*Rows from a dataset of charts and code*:
--- START ---

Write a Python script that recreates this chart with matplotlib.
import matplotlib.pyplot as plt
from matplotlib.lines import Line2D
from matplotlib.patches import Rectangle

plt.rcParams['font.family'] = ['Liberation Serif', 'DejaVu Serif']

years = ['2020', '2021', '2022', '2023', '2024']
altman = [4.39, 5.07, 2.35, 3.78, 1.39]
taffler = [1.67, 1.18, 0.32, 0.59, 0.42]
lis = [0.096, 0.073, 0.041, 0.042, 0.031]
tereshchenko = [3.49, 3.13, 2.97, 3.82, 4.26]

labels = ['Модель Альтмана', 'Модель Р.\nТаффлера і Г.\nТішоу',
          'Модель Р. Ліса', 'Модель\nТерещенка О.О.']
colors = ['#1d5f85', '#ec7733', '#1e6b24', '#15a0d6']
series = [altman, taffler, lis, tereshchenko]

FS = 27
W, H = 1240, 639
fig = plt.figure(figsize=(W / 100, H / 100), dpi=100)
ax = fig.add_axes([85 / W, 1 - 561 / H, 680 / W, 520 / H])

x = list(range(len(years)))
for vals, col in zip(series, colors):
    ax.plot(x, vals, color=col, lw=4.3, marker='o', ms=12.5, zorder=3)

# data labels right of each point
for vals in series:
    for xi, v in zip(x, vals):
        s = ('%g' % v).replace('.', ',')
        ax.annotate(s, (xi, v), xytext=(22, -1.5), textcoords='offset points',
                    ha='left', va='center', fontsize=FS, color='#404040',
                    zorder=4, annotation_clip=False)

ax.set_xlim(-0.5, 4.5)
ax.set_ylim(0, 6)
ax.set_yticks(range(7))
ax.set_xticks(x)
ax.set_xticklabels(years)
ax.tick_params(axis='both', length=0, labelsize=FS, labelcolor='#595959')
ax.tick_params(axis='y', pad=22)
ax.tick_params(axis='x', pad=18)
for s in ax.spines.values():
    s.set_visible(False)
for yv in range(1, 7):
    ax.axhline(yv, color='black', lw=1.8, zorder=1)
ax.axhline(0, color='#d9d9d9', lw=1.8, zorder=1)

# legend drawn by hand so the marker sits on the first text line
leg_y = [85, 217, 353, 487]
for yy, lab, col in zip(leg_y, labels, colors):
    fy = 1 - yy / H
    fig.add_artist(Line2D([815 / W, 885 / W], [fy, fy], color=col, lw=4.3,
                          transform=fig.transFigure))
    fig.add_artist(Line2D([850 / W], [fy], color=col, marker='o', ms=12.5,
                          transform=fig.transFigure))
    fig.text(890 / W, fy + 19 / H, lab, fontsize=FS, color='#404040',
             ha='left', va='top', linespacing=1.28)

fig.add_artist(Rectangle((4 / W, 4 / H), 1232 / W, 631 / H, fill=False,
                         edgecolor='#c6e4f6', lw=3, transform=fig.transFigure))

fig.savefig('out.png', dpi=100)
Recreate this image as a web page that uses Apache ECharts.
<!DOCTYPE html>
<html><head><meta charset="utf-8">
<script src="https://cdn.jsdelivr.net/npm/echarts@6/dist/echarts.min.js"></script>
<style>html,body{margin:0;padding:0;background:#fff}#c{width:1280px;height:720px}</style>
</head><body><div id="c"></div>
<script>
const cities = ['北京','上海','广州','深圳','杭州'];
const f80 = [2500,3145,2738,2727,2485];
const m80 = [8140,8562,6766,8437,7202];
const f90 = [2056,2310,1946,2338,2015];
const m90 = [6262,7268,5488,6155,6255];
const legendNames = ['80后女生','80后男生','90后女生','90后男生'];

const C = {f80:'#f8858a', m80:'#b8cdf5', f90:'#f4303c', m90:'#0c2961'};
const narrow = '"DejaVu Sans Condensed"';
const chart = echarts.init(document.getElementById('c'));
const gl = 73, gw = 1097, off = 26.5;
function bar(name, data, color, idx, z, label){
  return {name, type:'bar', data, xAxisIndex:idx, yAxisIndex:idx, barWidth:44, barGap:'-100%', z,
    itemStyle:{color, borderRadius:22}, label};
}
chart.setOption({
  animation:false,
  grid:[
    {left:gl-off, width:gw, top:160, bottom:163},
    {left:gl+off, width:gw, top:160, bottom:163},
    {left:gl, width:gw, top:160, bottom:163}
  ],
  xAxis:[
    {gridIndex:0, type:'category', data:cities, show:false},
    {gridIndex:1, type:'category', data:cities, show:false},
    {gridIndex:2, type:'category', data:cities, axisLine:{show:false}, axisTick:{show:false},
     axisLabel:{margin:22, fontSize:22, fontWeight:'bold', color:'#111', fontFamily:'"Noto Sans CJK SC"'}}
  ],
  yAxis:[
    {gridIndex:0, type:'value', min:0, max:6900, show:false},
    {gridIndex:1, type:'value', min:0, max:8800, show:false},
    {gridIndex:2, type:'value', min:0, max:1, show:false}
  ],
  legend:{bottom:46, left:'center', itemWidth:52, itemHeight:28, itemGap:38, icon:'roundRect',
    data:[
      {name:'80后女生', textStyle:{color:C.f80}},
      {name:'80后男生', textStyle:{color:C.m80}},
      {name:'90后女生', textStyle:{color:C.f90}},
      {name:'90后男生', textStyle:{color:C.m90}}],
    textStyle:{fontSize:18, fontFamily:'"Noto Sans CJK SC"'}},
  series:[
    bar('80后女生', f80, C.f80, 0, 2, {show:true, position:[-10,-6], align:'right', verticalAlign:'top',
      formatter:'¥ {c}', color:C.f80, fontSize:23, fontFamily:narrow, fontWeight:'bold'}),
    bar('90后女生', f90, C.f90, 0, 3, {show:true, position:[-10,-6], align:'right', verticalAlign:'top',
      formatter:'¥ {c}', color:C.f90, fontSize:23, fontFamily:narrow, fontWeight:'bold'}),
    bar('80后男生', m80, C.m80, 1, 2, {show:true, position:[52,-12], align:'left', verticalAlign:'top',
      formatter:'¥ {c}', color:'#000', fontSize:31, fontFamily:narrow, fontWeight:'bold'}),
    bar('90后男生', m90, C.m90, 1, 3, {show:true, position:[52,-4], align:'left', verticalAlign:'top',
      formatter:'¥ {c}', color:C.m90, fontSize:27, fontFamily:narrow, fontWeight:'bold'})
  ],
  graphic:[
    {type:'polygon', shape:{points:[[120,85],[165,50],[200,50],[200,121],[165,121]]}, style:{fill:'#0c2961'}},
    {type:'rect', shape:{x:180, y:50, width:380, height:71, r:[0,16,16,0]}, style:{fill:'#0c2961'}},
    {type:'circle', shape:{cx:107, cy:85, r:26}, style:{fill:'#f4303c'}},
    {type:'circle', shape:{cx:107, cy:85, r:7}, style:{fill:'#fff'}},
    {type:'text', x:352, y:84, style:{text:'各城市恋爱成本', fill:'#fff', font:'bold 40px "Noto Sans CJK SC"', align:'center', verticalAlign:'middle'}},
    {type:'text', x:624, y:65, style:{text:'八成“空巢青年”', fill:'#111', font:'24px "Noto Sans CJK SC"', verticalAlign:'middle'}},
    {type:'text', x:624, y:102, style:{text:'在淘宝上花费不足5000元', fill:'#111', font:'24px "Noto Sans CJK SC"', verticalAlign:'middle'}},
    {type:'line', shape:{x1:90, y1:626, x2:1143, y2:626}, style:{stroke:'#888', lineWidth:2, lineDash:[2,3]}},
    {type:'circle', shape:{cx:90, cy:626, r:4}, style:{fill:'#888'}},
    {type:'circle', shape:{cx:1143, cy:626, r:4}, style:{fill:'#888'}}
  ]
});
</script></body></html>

--- END ---

*Task directions*:
Transcribe only, please, the lines from the first line of the records through the line with "ax = fig.add_axes([85". Both of those lines are included.

*Written solution*:
Write a Python script that recreates this chart with matplotlib.
import matplotlib.pyplot as plt
from matplotlib.lines import Line2D
from matplotlib.patches import Rectangle

plt.rcParams['font.family'] = ['Liberation Serif', 'DejaVu Serif']

years = ['2020', '2021', '2022', '2023', '2024']
altman = [4.39, 5.07, 2.35, 3.78, 1.39]
taffler = [1.67, 1.18, 0.32, 0.59, 0.42]
lis = [0.096, 0.073, 0.041, 0.042, 0.031]
tereshchenko = [3.49, 3.13, 2.97, 3.82, 4.26]

labels = ['Модель Альтмана', 'Модель Р.\nТаффлера і Г.\nТішоу',
          'Модель Р. Ліса', 'Модель\nТерещенка О.О.']
colors = ['#1d5f85', '#ec7733', '#1e6b24', '#15a0d6']
series = [altman, taffler, lis, tereshchenko]

FS = 27
W, H = 1240, 639
fig = plt.figure(figsize=(W / 100, H / 100), dpi=100)
ax = fig.add_axes([85 / W, 1 - 561 / H, 680 / W, 520 / H])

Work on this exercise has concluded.